El Documento


Por  Liberata

La mujer se miró al espejo de cuerpo entero del espacio que usaba como vestidor. Lo hizo con suma atención, algo bastante raro en ella.

     Estaba claro que deseaba causar una buena impresión a la persona o personas con que se hallara citada. Realizado el examen, se dirigió  al antiguo despacho en cuya mesa reposaba un ordenador portátil cerrado y, sobre él lo que parecía un documento enfundado en plástico. Tras contemplarlo un momento, sus manos se posaron sobre el mismo para moverse como si lo acariciaran, en tanto las lágrimas asomaban a sus ojos. Meses le había costado decidirse a cumplimentar aquellos dos folios impresos con las siglas de una entidad. Meses de zozobra, de ansiedad, de torturadoras dudas… Pensó una vez más que todo lo que acompaña a una decisión de cierta trascendencia en una vida ha de hallarse documentado. Así pues, aquellos inocentes folios eran de gran estima para alguien a  quien  en poco tiempo se le habían afinado el rostro y la cintura, además de presentar algunos otros signos de no descansar bien y, tal vez, de no alimentarse adecuadamente. Ella sabía que desde tiempo atrás era víctima de una patológica ansiedad que se hallaba presente en todos sus actos y, lo que era peor, distorsionaba el orden de sus pensamientos. Sin embargo, reacia como era a consumir medicamentos que no fueran recetados para combatir una infección aguda o controlar algún desequilibrio meramente orgánico, había decidido que, en lugar de recurrir a los ansiolíticos, lo que debía hacer era decidir de una vez el sentido que deseaba dar a su futuro.
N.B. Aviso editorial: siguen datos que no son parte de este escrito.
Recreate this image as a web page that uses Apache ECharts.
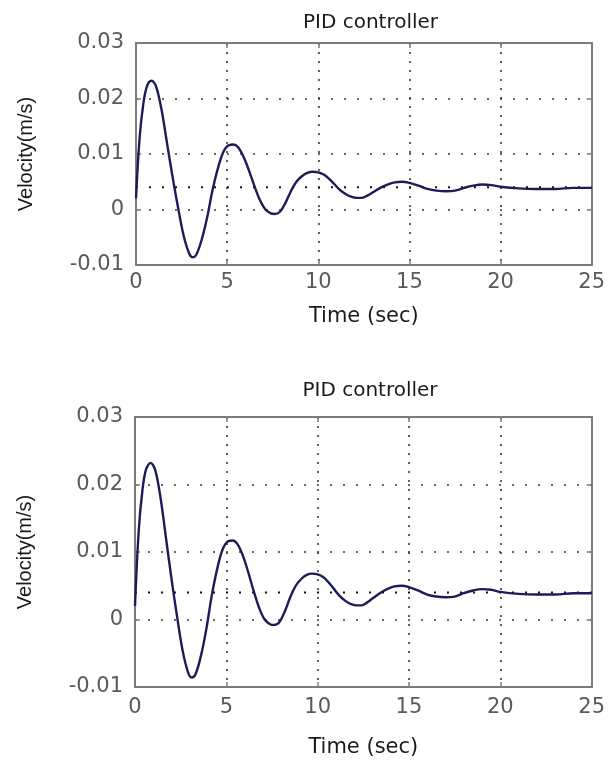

Y en aquella mañana de primavera un tanto adelantada, se disponía a realizar alguno de los primeros movimientos decisivos para hacerlo.

                -Ella la recibirá a la una -había dicho la amable secretaria-. Suele almorzar a las dos, de modo que tienen tiempo suficiente para la entrevista, teniendo en cuenta que es poco amiga de circunloquios. Es posible, incluso, que la acompañe a la oficina.

                En el interior de la vivienda, a su solitaria ocupante los siguientes pasos la conducirían al balcón que daba a la tranquila glorieta en que los tilos comenzaran a aflorar, prestando un cariz poético al panorama. Tras contemplarlo un momento a través de los cristales, corrió las casi etéreas cortinas, giró con cierta brusquedad, y enfiló el pasillo que le conduciría de nuevo al vestidor, el cual abandonaría en breve, totalmente compuesta para salir a la calle. Siguió pasillo adelante y al doblar la esquina que conducía al recibidor, se dio una pequeña palmada en la frente, mientras murmuraba: “Seré idiota…” Acto seguido, volvió sobre sus pasos y, con el corazón palpitando como si deseara abandonar sus cavidades, llegó hasta el despacho y con un gesto más brusco que otra cosa, tomó el documento y reinició el recorrido hasta la salida. Allí, tomó del perchero -de donde colgaba el bolso del tamaño adecuado- introdujo el documento en el apartado correspondiente, cerró la cremallera, y se hizo con las llaves, que introduciría en otro apartado una vez cerrada la puerta desde el exterior. Respiró profundamente cuando se halló en el ascensor y comprobó que el bolso se hallaba bien cerrado. Ya en la calle, se sintió deslumbrada por el sol. La capital bullía. En la amplia avenida a la que saliera en seguida, los lujosos escaparates ofrecían sus mejores géneros tocados de la alegría primaveral y, a su vez, las terrazas presentaban un índice de ocupación que se suponía satisfactorio.  El tráfico discurría con relativa fluidez. Como la vida misma.

           La figura femenina caminó unos pasos y paró un taxi.